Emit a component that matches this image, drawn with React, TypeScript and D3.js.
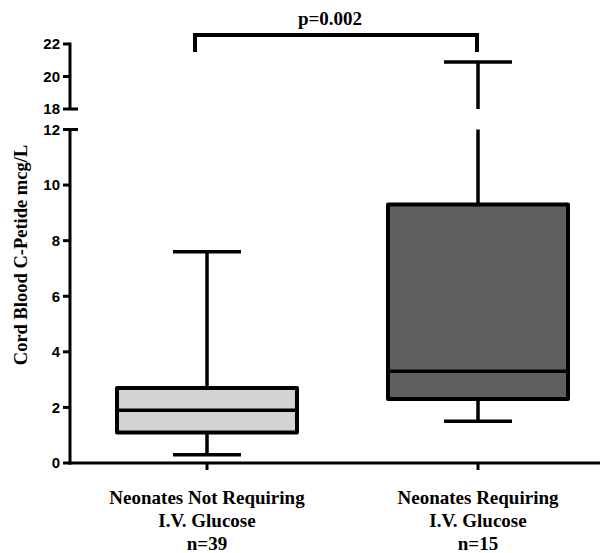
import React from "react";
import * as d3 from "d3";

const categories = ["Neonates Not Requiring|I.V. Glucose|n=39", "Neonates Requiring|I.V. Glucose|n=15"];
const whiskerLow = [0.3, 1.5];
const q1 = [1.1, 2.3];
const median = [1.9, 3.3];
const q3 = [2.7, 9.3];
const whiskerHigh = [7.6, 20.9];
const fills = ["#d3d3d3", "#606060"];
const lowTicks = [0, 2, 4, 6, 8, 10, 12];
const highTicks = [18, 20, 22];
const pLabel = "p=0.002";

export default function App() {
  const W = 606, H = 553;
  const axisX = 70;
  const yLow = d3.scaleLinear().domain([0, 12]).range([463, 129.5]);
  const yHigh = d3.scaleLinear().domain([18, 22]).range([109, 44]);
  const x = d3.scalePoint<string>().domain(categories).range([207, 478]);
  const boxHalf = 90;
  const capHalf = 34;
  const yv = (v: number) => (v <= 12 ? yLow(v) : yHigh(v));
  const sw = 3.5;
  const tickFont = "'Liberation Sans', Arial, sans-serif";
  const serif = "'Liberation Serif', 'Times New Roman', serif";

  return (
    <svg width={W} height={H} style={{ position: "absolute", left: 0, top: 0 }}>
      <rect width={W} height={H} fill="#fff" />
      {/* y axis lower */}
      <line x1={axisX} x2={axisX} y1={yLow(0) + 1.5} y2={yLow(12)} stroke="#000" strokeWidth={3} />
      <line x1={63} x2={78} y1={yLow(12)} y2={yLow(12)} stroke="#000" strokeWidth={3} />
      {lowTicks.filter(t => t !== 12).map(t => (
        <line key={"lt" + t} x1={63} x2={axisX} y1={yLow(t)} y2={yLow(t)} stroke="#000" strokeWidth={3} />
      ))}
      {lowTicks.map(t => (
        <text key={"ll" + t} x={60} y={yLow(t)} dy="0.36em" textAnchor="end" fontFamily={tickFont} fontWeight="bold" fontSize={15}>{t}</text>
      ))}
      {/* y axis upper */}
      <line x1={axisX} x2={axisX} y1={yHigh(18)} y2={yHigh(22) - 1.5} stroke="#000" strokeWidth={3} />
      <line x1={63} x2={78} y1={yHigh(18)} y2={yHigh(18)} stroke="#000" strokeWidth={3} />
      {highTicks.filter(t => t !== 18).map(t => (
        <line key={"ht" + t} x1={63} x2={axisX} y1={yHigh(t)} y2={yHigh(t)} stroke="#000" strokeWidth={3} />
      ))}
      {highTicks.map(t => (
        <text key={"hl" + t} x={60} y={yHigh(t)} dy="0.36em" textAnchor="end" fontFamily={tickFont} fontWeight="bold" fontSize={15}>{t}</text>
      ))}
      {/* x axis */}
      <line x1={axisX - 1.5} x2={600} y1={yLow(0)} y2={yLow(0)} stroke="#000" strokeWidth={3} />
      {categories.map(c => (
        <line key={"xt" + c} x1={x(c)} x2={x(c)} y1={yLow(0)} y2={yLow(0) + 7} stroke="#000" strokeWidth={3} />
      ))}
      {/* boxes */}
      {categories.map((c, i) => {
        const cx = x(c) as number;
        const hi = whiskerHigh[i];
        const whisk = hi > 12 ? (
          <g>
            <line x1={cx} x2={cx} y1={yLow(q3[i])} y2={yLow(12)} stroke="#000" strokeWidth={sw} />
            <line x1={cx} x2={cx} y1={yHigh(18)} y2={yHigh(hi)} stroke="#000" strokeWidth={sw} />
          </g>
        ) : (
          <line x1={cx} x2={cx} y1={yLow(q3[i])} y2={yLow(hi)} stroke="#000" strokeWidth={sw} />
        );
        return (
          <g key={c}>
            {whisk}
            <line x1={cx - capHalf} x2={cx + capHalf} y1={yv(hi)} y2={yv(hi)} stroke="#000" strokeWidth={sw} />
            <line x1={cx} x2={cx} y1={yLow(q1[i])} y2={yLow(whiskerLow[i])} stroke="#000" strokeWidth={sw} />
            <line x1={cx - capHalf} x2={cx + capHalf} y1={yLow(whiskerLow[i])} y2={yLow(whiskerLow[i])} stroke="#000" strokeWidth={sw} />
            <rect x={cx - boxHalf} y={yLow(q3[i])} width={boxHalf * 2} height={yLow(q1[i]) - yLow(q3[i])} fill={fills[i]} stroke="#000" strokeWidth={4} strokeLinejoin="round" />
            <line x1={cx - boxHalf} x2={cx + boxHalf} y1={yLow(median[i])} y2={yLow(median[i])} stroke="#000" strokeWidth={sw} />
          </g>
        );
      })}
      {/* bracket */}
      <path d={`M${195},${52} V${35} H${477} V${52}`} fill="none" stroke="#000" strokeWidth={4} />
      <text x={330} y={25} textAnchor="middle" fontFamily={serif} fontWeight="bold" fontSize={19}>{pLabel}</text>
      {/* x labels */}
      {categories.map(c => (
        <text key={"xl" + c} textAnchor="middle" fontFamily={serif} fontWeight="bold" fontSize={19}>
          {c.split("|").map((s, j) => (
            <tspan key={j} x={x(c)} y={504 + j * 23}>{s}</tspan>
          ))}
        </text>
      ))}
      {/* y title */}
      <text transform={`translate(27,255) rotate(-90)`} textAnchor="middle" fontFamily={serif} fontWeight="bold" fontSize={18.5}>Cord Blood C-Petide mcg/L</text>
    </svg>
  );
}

—————

= Task objective =
Take the lines from the start of the material to the line with "import * as", both included, and transcribe them exactly without the pictures.

= Correct output =
Emit a component that matches this image, drawn with React, TypeScript and D3.js.
import React from "react";
import * as d3 from "d3";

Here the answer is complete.